● **Work to be completed**:
Retype only what runs from the beginning of the data through the line with "const yTicks = [0,10,20,30,40,50,60,70,80,90];"; please omit the pictures and keep every line exact.

____

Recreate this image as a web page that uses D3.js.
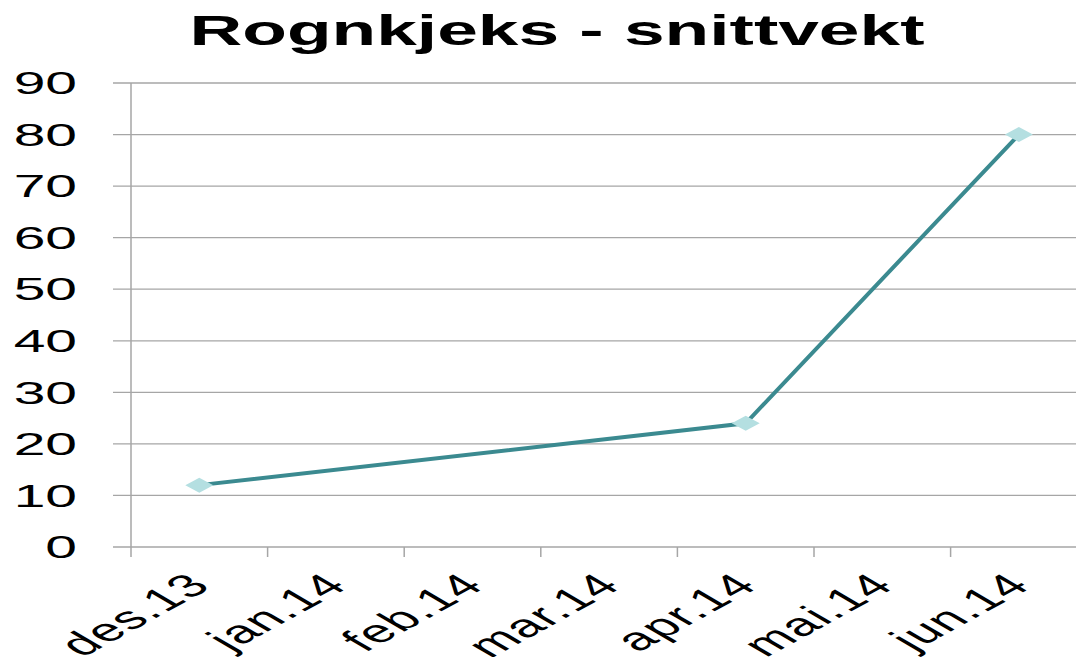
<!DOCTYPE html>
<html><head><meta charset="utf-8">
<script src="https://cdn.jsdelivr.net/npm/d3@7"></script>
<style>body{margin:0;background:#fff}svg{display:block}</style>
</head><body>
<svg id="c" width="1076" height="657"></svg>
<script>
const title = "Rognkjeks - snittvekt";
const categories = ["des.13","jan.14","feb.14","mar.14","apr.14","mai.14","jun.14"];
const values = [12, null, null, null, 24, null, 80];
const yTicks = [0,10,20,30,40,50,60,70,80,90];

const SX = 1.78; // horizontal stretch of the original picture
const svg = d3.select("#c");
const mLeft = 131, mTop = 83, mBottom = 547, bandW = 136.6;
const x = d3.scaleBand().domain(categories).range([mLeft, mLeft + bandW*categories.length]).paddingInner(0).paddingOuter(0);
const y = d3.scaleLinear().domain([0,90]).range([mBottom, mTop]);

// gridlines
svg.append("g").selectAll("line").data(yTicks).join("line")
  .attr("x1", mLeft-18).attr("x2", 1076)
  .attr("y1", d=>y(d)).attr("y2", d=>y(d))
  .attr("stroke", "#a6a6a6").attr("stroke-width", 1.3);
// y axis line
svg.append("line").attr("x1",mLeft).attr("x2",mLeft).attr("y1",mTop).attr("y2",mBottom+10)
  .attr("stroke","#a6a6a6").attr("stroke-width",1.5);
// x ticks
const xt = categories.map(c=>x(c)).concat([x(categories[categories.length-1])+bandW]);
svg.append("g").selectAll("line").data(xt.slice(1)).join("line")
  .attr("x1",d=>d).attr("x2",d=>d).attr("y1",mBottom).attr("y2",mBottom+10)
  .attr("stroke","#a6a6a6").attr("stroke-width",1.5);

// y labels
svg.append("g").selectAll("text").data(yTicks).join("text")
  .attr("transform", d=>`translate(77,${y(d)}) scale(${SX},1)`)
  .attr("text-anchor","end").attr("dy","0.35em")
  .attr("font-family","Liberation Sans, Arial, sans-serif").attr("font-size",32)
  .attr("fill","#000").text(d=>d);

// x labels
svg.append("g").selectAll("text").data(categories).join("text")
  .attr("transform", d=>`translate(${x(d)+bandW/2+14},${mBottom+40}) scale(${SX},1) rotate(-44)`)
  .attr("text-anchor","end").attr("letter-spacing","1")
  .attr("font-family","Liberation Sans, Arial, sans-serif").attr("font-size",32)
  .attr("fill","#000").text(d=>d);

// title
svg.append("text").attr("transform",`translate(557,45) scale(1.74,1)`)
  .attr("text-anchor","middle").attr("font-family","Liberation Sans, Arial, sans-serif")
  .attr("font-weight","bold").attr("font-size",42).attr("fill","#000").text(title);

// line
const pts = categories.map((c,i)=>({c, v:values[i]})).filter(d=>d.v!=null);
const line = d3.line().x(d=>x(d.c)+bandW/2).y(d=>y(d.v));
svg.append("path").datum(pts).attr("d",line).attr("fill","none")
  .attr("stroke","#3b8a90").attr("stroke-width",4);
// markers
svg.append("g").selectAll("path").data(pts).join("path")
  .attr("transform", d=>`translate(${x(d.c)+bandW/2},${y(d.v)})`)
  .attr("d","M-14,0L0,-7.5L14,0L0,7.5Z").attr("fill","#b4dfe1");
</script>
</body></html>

____

● **Exercise response**:
Recreate this image as a web page that uses D3.js.
<!DOCTYPE html>
<html><head><meta charset="utf-8">
<script src="https://cdn.jsdelivr.net/npm/d3@7"></script>
<style>body{margin:0;background:#fff}svg{display:block}</style>
</head><body>
<svg id="c" width="1076" height="657"></svg>
<script>
const title = "Rognkjeks - snittvekt";
const categories = ["des.13","jan.14","feb.14","mar.14","apr.14","mai.14","jun.14"];
const values = [12, null, null, null, 24, null, 80];
const yTicks = [0,10,20,30,40,50,60,70,80,90];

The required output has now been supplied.